Two air tankers also were brought in from South Dakota over the weekend to help fight the northern fire.
How the fire started hasn't been determined, but it likely was caused by a person, according to Hill.
The blaze in the South Unit area was started by a sagging power line. It burned 2,276 acres, or about 3 ½ square miles. No structures were damaged in that fire. The affected area remains closed for public safety. The closure impacts the Buffalo Gap Trail from Interstate 94 southeast to its intersection with the Maah Daah Hey Trail, and the Maah Daah Hey from the National Park boundary south to Sully Creek State Park.
No wildlife losses have been documented in the Badlands due to either wildfire, according to U.S. Forest Service Northern Region spokesman Dan Hottle. The state Game and Fish Department also is not aware of any, according to Wildlife Chief Jeb Williams.

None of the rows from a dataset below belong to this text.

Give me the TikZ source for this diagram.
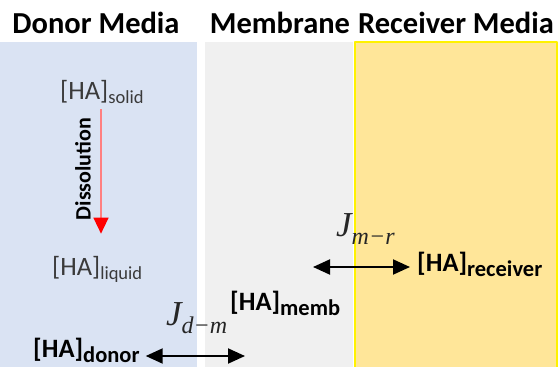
\documentclass[tikz,border=0pt]{standalone}
\usepackage{fontspec}
\setmainfont{Carlito}
\newfontfamily\jfont{Liberation Serif}
\usetikzlibrary{arrows.meta}
\definecolor{donorblue}{HTML}{DAE3F3}
\definecolor{membgray}{HTML}{F0F0F0}
\definecolor{recvyellow}{HTML}{FFE699}
\definecolor{recvborder}{HTML}{FFF200}
\definecolor{txtgray}{HTML}{3A3A3A}
\newcommand{\HAsub}[1]{[HA]\raisebox{-4pt}{\fontsize{18.5}{18}\selectfont #1}}
\newcommand{\HAbold}[1]{\textbf{[HA]\raisebox{-5pt}{\fontsize{22.5}{22}\selectfont #1}}}
\newcommand{\Jflux}[1]{{\jfont\itshape J\raisebox{-8pt}{\fontsize{24}{24}\selectfont #1}}}

\begin{document}
\begin{tikzpicture}[x=1pt,y=-1pt,line join=round,
	title/.style={anchor=base,inner sep=0,font=\fontsize{30.5}{36}\selectfont\bfseries},
	conc/.style={anchor=base west,inner sep=0,font=\fontsize{26.5}{30}\selectfont},
	flux/.style={anchor=base west,inner sep=0,font=\fontsize{35}{36}\selectfont,text=black!85},
	dblarrow/.style={line width=2pt,{Triangle[length=17pt,width=15pt]}-{Triangle[length=17pt,width=15pt]}},
	dissarrow/.style={line width=1.5pt,draw=red!50,-{Triangle[length=16pt,width=15pt,color=red]}}]
	\useasboundingbox (0,0) rectangle (560,367);
	
	% panels
	\fill[donorblue] (0,42) rectangle (197,367);
	\fill[membgray] (205,42) rectangle (353,367);
	\filldraw[fill=recvyellow,draw=recvborder,line width=2pt] (355,42) rectangle (557,368);
	
	% titles
	\node[title] (tdonor) at (96,33) {Donor Media};
	\node[title] (tmemb) at (280,33) {Membrane};
	\node[title] (trecv) at (456,33) {Receiver Media};
	
	% concentrations
	\node[conc,text=txtgray] (solid) at (60,99) {\HAsub{solid}};
	\node[conc,text=txtgray] (liquid) at (52,275) {\HAsub{liquid}};
	\node[conc] (donor) at (33,357) {\HAbold{donor}};
	\node[conc] (memb) at (230,310) {\HAbold{memb}};
	\node[conc] (receiver) at (417,271) {\HAbold{receiver}};
	
	% dissolution
	\coordinate (dissx) at (101,0);
	\draw[dissarrow,shorten <=6pt,shorten >=22pt] (solid.south -| dissx) -- (liquid.north -| dissx);
	\node[rotate=90,inner sep=0,font=\fontsize{22}{26}\selectfont\bfseries] (diss) at (83,169) {Dissolution};
	
	% fluxes
	\node[flux] (Jdm) at (166,325) {\Jflux{d−m}};
	\coordinate (dmend) at (245,356);
	\draw[dblarrow] ([xshift=6pt]dmend -| donor.east) -- (dmend);
	\node[flux] (Jmr) at (336,236) {\Jflux{m−r}};
	\coordinate (mrstart) at (313,267);
	\draw[dblarrow] (mrstart) -- ([xshift=-7pt]mrstart -| receiver.west);
\end{tikzpicture}
\end{document}
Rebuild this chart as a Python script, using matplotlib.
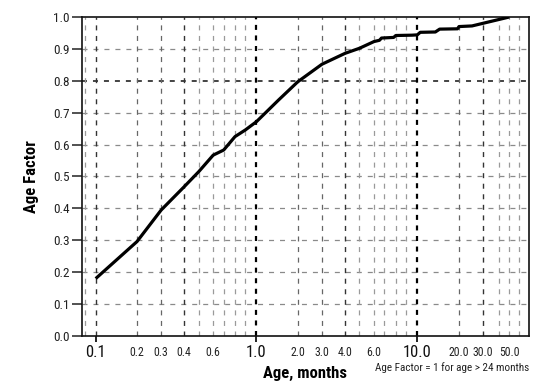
import numpy as np
import matplotlib
matplotlib.use('Agg')
import matplotlib.pyplot as plt
from matplotlib.ticker import FixedLocator, FixedFormatter

plt.rcParams['font.family'] = ['Roboto Condensed', 'Liberation Sans', 'DejaVu Sans']
plt.rcParams['lines.scale_dashes'] = False

# ---- data ----
age = [0.1, 0.2, 0.3, 0.4, 0.5, 0.6, 0.7, 0.8, 0.9, 1.0, 1.45, 2.0, 3.0, 4.0,
       5.0, 6.0, 6.5, 6.7, 7.8, 8.0, 9.5, 10.0, 10.5, 13.5, 14.5, 19.5, 20.0,
       25.0, 50.0]
factor = [0.18, 0.296, 0.395, 0.468, 0.515, 0.567, 0.583, 0.625, 0.646, 0.672,
          0.74, 0.797, 0.852, 0.886, 0.902, 0.923, 0.927, 0.934, 0.936, 0.942,
          0.943, 0.944, 0.952, 0.953, 0.962, 0.963, 0.970, 0.972, 1.0]

major_x = [0.1, 1.0, 10.0]
major_x_labels = ['0.1', '1.0', '10.0']
minor_x = [0.09, 0.2, 0.3, 0.4, 0.5, 0.6, 0.7, 0.8, 0.9,
           2, 3, 4, 5, 6, 7, 8, 9, 20, 30, 40, 50, 60]
minor_x_labels = ['', '0.2', '0.3', '0.4', '', '0.6', '', '', '',
                  '2.0', '3.0', '4.0', '', '6.0', '', '', '',
                  '20.0', '30.0', '', '50.0', '']
y_ticks = [0.0, 0.1, 0.2, 0.3, 0.4, 0.5, 0.6, 0.7, 0.8, 0.9, 1.0]
note = 'Age Factor = 1 for age > 24 months'

# ---- axis calibration (the printed log axis is not a strict log scale) ----
mant_pos = np.array([0, 41.3, 65.5, 88.5, 103, 117.5, 128, 139.3, 149.7, 160.8]) / 160.8
top_pos = np.array([0, 41.7, 65.4, 81.7, 92, 101.7, 111.7, 121, 130, 139]) / 160.8
logs, units = [], []
for d in (-3, -2, -1, 0):
    for i, m in enumerate(range(1, 10)):
        logs.append(d + np.log10(m)); units.append(d + mant_pos[i])
for i, m in enumerate(range(1, 11)):
    logs.append(1 + np.log10(m)); units.append(1 + top_pos[i])
logs = np.array(logs); units = np.array(units)


def fwd(x):
    x = np.asarray(x, dtype=float)
    with np.errstate(divide='ignore', invalid='ignore'):
        lx = np.log10(np.clip(x, 1e-3, None))
    return np.interp(lx, logs, units)


def inv(u):
    return 10 ** np.interp(np.asarray(u, dtype=float), units, logs)


fig = plt.figure(figsize=(5.56, 3.85), dpi=100)
ax = fig.add_axes([81.6 / 556, 1 - 336 / 385, (529 - 81.6) / 556, (336 - 17) / 385])
ax.set_xscale('function', functions=(fwd, inv))
ax.set_xlim(0.087, 70)
ax.set_ylim(0, 1)

# grid
dash = (0, (3.6, 4.3))
for v in y_ticks[1:-1]:
    dark = abs(v - 0.8) < 1e-9
    ax.axhline(v, color='#111111' if dark else '#8a8a8a', lw=1.1 if dark else 0.9,
               ls=dash, zorder=1)
vdash = (0, (3.6, 4.0))
for v in minor_x + major_x:
    if v in (1.0, 10.0):
        c, w = '#000000', 1.6
    elif v in (0.1, 0.4, 4, 30):
        c, w = '#333333', 1.0
    elif v in (0.2, 0.3, 2, 3, 20):
        c, w = '#666666', 0.9
    else:
        c, w = '#9a9a9a', 0.9
    ax.axvline(v, color=c, lw=w, ls=vdash, zorder=1)

ax.plot(age, factor, color='black', lw=2.3, solid_joinstyle='round',
        solid_capstyle='butt', zorder=3)

for s in ax.spines.values():
    s.set_linewidth(1.2)
    s.set_color('#111111')

ax.xaxis.set_major_locator(FixedLocator(major_x))
ax.xaxis.set_major_formatter(FixedFormatter(major_x_labels))
ax.xaxis.set_minor_locator(FixedLocator(minor_x))
ax.xaxis.set_minor_formatter(FixedFormatter(minor_x_labels))
ax.set_yticks(y_ticks)
ax.set_yticklabels([f'{v:.1f}' for v in y_ticks])

ax.tick_params(axis='x', which='major', length=4.5, width=1.3, direction='out',
               pad=2.2, labelsize=12, colors='#111111')
ax.tick_params(axis='x', which='minor', length=0, pad=7.2, labelsize=8.5,
               colors='#222222')
ax.tick_params(axis='y', which='major', length=7.2, width=1.1, direction='out',
               pad=1.4, labelsize=9.5, colors='#222222')
ax.tick_params(axis='y', which='minor', length=0)

ax.set_xlabel('Age, months', fontsize=12, fontweight='bold', labelpad=4)
ax.set_ylabel('Age Factor', fontsize=12, fontweight='bold', labelpad=10)
fig.text(529 / 556, 1 - 368 / 385, note, ha='right', va='center', fontsize=8,
         color='#222222')

fig.savefig('out.png', dpi=100)
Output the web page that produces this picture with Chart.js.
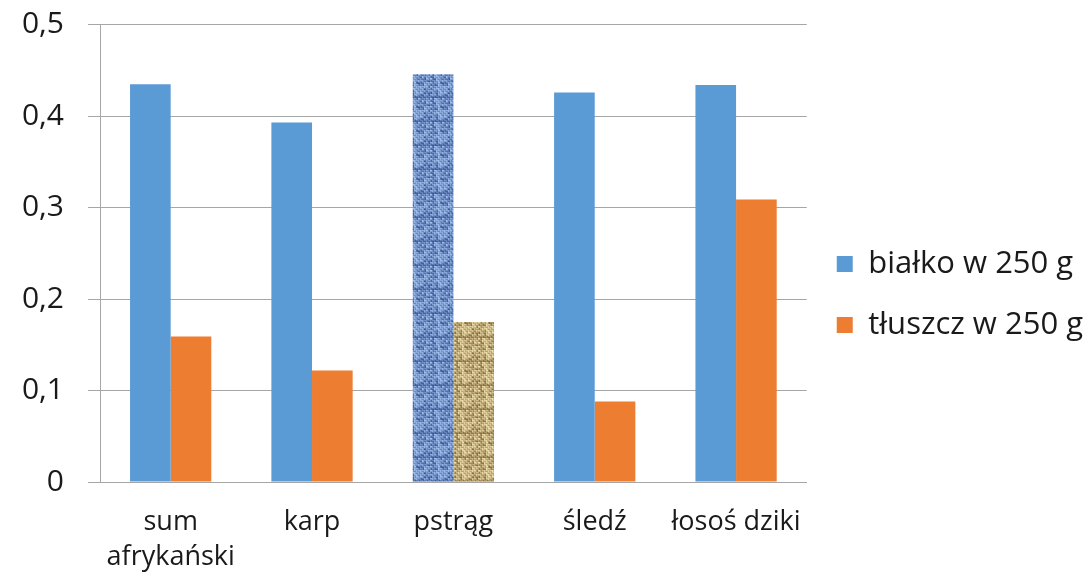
<!DOCTYPE html>
<html>
<head>
<meta charset="utf-8">
<script src="https://cdn.jsdelivr.net/npm/chart.js@4"></script>
<style>
  html, body { margin: 0; background: #fff; overflow: hidden; }
  #wrap { width: 1089px; height: 573px; }
  canvas { display: block; }
</style>
</head>
<body>
<div id="wrap"><canvas id="chart"></canvas></div>
<script>
const categories = [["sum", "afrykański"], "karp", "pstrąg", "śledź", "łosoś dziki"];
const bialko = [0.435, 0.393, 0.446, 0.426, 0.434];
const tluszcz = [0.159, 0.122, 0.175, 0.088, 0.309];
const yTickLabels = ["0", "0,1", "0,2", "0,3", "0,4", "0,5"];
const seriesNames = ["białko w 250 g", "tłuszcz w 250 g"];
const texturedCategory = "pstrąg";

const BLUE = "#5b9bd5";
const ORANGE = "#ed7d31";
const GRID = "#a6a6a6";
const TEXT = "#1a1a1a";
const font = "'Open Sans', 'Noto Sans', sans-serif";

// fabric-like tile (fixed hash, no randomness) for the textured bars
function fabric(dark, light) {
  const size = 24;
  const c = document.createElement("canvas");
  c.width = size;
  c.height = size;
  const g = c.getContext("2d");
  const img = g.createImageData(size, size);
  for (let y = 0; y < size; y++) {
    for (let x = 0; x < size; x++) {
      const cx = x >> 1, cy = y >> 1;
      const h = ((cx * 73856093) ^ (cy * 19349663)) >>> 0;
      const n = (h % 97) / 96;
      const thread = (cx + cy) % 2 === 0 ? (y % 2 === 0 ? 0.25 : 0) : (x % 2 === 0 ? 0.25 : 0);
      const t = Math.min(1, 0.15 + n * 0.6 + thread);
      const i = (y * size + x) * 4;
      for (let k = 0; k < 3; k++) img.data[i + k] = dark[k] + (light[k] - dark[k]) * t;
      img.data[i + 3] = 255;
    }
  }
  g.putImageData(img, 0, 0);
  return g.createPattern(c, "repeat");
}

function isTextured(ctx) {
  return ctx.type === "data" && categories[ctx.dataIndex] === texturedCategory;
}

function draw() {
  const denim = fabric([40, 70, 135], [165, 195, 240]);
  const burlap = fabric([120, 90, 45], [240, 225, 175]);

  new Chart(document.getElementById("chart"), {
    type: "bar",
    data: {
      labels: categories,
      datasets: [
        {
          label: seriesNames[0],
          data: bialko,
          backgroundColor: (ctx) => (isTextured(ctx) ? denim : BLUE),
        },
        {
          label: seriesNames[1],
          data: tluszcz,
          backgroundColor: (ctx) => (isTextured(ctx) ? burlap : ORANGE),
        },
      ],
    },
    options: {
      responsive: true,
      maintainAspectRatio: false,
      animation: false,
      categoryPercentage: 0.575,
      barPercentage: 1.0,
      layout: {
        padding: { left: 22, right: -4, top: 16, bottom: 0 },
      },
      plugins: {
        tooltip: { enabled: false },
        legend: {
          position: "right",
          maxWidth: 400,
          labels: {
            font: { family: font, size: 31 },
            color: TEXT,
            boxWidth: 16,
            boxHeight: 16,
            padding: 30,
          },
        },
      },
      scales: {
        x: {
          grid: { display: false, drawTicks: false },
          border: { display: true, color: GRID, width: 1 },
          ticks: {
            font: { family: font, size: 27, lineHeight: 1.3 },
            color: TEXT,
            padding: 23,
            maxRotation: 0,
            autoSkip: false,
          },
          afterFit: (scale) => {
            scale.height = 91;
          },
        },
        y: {
          min: 0,
          max: 0.5,
          grid: { color: GRID, lineWidth: 1, tickLength: 12 },
          border: { display: true, color: GRID, width: 1 },
          ticks: {
            stepSize: 0.1,
            font: { family: font, size: 30, lineHeight: 0.05 },
            color: TEXT,
            padding: 24,
            callback: (v, i) => yTickLabels[i],
          },
          afterFit: (scale) => {
            scale.width = 78;
          },
        },
      },
    },
  });
}

Promise.all([
  document.fonts.load("30px 'Open Sans'"),
  document.fonts.load("27px 'Open Sans'"),
  document.fonts.load("31px 'Open Sans'"),
]).then(draw, draw);
</script>
</body>
</html>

"There would have obviously been some movements of critters moving out of the area but likely not any significant losses, if any at all," he said.
There also are no known livestock losses, according to North Dakota Stockmen's Association Executive Vice President Julie Ellingson.
No people have been seriously injured in any wildfires in the state, though two Williston firefighters had a close call over the weekend. The two were in a brush truck that was overtaken by flames when the wind shifted while they were helping battle a blaze north of the city. The firefighters were able to safely evacuate, but the truck was destroyed. A brush truck is a smaller fire response truck that can operate off-road.
The Saturday fire scorched 2,000 acres, or about 3 square miles, according to city spokeswoman Caitlin Pallai. Fire crews and officials from nearly a dozen agencies responded.
Record heat marked the weekend, with temperatures rising into the 70s and 80s. Bismarck and Dickinson tied or set record highs for the dates on Saturday and Sunday. The previous highs on Sunday had stood for 109 years, and Bismarck's previous high on Saturday had lasted for an even 100 years.
Western North Dakota was not in a red flag warning area on Monday, though the National Weather Service said "near-critical" fire weather conditions existed, with low humidity and winds gusting to around 20 mph. A red flag warning was posted for a wide swath of south central and southeastern North Dakota, with low humidity and winds gusting up to 40 mph.
The National Weather Service forecast called for a chance of rain in far southern North Dakota on Tuesday, and a chance of rain or snow in the east on Wednesday. But any measurable precipitation appeared remote, with the brunt of storm systems moving into the central U.S. this week expected to stay to the south and east of North Dakota, according to AccuWeather.
All of North Dakota is in some form of drought, with extreme drought covering almost all of the west, according to the latest U.S. Drought Monitor map. That has elevated the wildfire danger.
Wildfires have burned more than 30,000 acres in North Dakota already this spring, compared with fewer than 10,000 all of last year. Nearly all counties have implemented some form of outdoors burning restrictions. Most counties on Monday were in the "high" fire danger category, though there were scattered counties in the "very high" category. Gov. Doug Burgum on Friday warned the state is headed into a “tough fire season.”